**Requirements**
Below this line is the material. Write out only its lines from the one containing "Write a web" through the one containing "const phaseDomain = [0, 360];", both kept, exactly.

(Entries with chart source code)
## begin

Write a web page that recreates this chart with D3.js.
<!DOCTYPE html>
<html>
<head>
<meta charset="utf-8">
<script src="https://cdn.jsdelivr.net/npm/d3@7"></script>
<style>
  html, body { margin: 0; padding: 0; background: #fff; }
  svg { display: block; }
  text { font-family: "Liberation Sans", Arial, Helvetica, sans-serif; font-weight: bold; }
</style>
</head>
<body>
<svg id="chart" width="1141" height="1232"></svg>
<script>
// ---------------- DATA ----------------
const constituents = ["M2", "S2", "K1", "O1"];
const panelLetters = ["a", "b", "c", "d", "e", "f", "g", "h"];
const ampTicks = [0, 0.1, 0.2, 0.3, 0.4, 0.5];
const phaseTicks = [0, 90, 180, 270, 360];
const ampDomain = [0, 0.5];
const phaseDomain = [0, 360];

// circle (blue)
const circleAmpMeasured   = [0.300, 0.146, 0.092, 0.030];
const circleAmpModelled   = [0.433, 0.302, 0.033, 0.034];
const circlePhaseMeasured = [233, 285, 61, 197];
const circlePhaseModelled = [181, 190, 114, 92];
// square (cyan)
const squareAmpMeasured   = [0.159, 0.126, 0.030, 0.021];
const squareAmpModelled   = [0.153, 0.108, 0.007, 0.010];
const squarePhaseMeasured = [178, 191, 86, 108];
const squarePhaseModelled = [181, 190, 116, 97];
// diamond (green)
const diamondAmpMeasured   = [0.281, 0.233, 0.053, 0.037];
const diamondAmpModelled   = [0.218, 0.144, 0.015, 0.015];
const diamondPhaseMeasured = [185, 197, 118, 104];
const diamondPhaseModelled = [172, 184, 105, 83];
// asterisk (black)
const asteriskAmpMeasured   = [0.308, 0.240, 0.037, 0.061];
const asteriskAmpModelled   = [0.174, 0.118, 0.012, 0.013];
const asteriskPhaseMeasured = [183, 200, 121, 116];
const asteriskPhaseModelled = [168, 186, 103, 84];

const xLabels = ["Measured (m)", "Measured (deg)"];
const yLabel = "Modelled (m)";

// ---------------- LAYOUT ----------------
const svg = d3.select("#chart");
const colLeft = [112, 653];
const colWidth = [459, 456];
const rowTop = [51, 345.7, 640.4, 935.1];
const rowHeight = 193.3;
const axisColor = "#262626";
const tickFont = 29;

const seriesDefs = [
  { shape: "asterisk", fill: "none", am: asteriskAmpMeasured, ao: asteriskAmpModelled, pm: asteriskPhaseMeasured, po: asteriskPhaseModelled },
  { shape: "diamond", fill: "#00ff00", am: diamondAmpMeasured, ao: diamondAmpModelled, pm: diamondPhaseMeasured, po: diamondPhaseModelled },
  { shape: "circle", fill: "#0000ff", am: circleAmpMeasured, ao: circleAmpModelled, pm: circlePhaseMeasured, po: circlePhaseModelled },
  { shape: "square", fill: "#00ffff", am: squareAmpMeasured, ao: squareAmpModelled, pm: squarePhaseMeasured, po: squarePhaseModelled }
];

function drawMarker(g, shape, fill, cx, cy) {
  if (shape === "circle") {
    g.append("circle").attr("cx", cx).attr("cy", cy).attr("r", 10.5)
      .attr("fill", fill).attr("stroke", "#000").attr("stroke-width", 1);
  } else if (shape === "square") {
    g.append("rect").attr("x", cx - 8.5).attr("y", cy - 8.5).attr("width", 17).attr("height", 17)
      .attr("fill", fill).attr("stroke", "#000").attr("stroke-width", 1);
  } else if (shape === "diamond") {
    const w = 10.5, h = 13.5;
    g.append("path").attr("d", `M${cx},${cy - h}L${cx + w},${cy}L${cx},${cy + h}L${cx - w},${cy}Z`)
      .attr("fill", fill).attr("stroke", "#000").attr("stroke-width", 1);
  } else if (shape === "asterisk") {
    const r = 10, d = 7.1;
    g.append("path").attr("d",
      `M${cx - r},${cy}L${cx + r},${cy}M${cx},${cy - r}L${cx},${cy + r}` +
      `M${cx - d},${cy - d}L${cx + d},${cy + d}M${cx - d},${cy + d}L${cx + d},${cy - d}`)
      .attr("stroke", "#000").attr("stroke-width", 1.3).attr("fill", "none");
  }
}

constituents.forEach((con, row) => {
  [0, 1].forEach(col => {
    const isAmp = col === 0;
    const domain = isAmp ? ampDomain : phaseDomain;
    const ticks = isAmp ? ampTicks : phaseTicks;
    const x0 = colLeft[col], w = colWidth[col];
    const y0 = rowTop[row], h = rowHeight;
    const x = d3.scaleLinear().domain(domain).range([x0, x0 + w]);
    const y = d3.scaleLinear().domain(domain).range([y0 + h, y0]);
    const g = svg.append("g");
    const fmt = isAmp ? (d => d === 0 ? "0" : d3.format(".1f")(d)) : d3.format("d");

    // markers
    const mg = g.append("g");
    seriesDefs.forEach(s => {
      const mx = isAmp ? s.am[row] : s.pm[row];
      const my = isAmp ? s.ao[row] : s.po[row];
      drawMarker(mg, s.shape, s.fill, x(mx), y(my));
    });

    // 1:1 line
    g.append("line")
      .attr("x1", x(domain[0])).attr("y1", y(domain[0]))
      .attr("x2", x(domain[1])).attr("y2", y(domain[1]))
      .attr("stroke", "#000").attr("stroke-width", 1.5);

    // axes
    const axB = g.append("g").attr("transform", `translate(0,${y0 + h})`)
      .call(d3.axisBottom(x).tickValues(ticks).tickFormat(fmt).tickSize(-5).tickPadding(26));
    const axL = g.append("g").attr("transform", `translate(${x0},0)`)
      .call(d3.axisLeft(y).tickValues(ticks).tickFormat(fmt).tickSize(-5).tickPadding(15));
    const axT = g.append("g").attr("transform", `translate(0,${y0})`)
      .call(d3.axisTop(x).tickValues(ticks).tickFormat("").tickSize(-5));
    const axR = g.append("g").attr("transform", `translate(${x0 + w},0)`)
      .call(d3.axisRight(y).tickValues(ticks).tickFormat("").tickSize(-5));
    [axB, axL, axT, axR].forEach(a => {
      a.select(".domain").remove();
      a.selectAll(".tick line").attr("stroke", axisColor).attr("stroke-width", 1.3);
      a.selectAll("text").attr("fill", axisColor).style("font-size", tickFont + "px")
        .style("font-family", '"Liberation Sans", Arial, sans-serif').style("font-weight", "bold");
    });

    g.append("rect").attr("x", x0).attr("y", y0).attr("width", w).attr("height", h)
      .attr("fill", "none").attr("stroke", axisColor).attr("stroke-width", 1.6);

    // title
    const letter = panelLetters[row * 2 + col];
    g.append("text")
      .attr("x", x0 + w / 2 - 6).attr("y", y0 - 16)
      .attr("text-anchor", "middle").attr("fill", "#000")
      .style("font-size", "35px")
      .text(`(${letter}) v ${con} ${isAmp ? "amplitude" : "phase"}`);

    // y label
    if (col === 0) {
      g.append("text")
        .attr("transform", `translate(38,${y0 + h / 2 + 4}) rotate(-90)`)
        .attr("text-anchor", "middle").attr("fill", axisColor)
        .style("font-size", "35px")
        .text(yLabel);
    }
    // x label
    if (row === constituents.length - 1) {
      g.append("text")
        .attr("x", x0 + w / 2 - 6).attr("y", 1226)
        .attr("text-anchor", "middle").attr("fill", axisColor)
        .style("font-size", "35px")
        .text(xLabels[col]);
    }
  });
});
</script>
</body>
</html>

## end
## begin

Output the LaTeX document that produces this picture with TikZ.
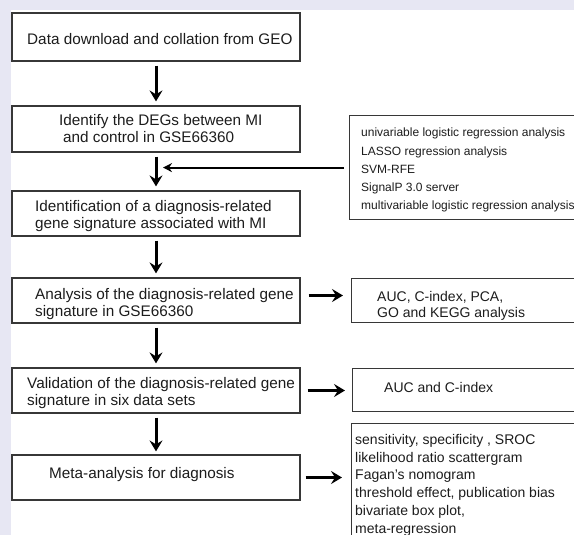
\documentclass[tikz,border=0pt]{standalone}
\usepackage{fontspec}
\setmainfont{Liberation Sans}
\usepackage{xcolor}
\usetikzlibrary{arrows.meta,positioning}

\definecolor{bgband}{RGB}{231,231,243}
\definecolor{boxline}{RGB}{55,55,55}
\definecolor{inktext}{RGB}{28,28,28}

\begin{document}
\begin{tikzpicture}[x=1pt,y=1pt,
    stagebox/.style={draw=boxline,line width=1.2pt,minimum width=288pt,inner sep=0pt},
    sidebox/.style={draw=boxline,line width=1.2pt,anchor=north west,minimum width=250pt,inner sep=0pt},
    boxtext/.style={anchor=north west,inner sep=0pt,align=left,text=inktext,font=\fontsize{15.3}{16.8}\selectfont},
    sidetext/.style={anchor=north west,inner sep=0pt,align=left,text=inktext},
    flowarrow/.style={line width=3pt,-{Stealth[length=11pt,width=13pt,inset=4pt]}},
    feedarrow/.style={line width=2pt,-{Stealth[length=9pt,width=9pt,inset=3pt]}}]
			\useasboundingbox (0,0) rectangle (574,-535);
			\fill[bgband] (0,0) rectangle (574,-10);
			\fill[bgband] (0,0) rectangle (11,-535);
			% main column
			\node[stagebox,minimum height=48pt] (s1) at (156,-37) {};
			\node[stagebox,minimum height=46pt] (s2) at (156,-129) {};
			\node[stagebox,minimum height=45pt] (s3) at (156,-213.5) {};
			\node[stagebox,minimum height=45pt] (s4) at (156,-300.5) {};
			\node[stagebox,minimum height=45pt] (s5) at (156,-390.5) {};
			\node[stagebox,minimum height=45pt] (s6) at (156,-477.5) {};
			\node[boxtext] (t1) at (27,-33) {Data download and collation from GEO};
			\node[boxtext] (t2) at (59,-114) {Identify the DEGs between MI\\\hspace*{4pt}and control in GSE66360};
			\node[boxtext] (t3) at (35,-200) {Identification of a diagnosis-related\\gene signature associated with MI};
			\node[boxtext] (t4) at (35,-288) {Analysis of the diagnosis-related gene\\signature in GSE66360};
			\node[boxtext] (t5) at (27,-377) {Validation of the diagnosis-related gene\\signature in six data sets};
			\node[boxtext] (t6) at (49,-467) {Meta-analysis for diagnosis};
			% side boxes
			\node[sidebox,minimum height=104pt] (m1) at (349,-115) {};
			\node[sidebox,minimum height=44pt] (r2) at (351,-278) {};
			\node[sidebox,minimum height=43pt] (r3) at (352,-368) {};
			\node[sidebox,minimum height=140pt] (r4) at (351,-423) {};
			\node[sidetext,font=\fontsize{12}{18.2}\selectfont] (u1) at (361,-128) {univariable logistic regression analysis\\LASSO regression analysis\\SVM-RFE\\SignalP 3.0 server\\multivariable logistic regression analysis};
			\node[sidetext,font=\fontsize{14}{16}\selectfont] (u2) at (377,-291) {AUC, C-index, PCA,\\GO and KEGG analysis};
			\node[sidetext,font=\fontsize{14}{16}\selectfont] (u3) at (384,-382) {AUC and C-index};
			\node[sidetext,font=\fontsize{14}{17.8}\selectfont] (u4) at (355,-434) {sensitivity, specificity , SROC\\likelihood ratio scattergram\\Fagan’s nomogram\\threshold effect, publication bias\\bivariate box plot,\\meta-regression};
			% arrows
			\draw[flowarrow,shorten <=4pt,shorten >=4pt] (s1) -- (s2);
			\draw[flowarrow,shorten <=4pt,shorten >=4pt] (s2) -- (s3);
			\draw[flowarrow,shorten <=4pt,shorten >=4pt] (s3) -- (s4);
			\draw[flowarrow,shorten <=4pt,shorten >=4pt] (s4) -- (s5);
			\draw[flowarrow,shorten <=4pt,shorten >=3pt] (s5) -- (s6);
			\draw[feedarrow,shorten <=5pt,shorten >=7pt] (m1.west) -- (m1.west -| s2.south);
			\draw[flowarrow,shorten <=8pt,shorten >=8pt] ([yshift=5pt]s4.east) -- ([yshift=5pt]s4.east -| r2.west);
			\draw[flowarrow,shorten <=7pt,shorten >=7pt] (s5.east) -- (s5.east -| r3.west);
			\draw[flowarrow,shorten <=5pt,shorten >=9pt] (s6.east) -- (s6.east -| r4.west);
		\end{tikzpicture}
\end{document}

## end

**Full solution**
Write a web page that recreates this chart with D3.js.
<!DOCTYPE html>
<html>
<head>
<meta charset="utf-8">
<script src="https://cdn.jsdelivr.net/npm/d3@7"></script>
<style>
  html, body { margin: 0; padding: 0; background: #fff; }
  svg { display: block; }
  text { font-family: "Liberation Sans", Arial, Helvetica, sans-serif; font-weight: bold; }
</style>
</head>
<body>
<svg id="chart" width="1141" height="1232"></svg>
<script>
// ---------------- DATA ----------------
const constituents = ["M2", "S2", "K1", "O1"];
const panelLetters = ["a", "b", "c", "d", "e", "f", "g", "h"];
const ampTicks = [0, 0.1, 0.2, 0.3, 0.4, 0.5];
const phaseTicks = [0, 90, 180, 270, 360];
const ampDomain = [0, 0.5];
const phaseDomain = [0, 360];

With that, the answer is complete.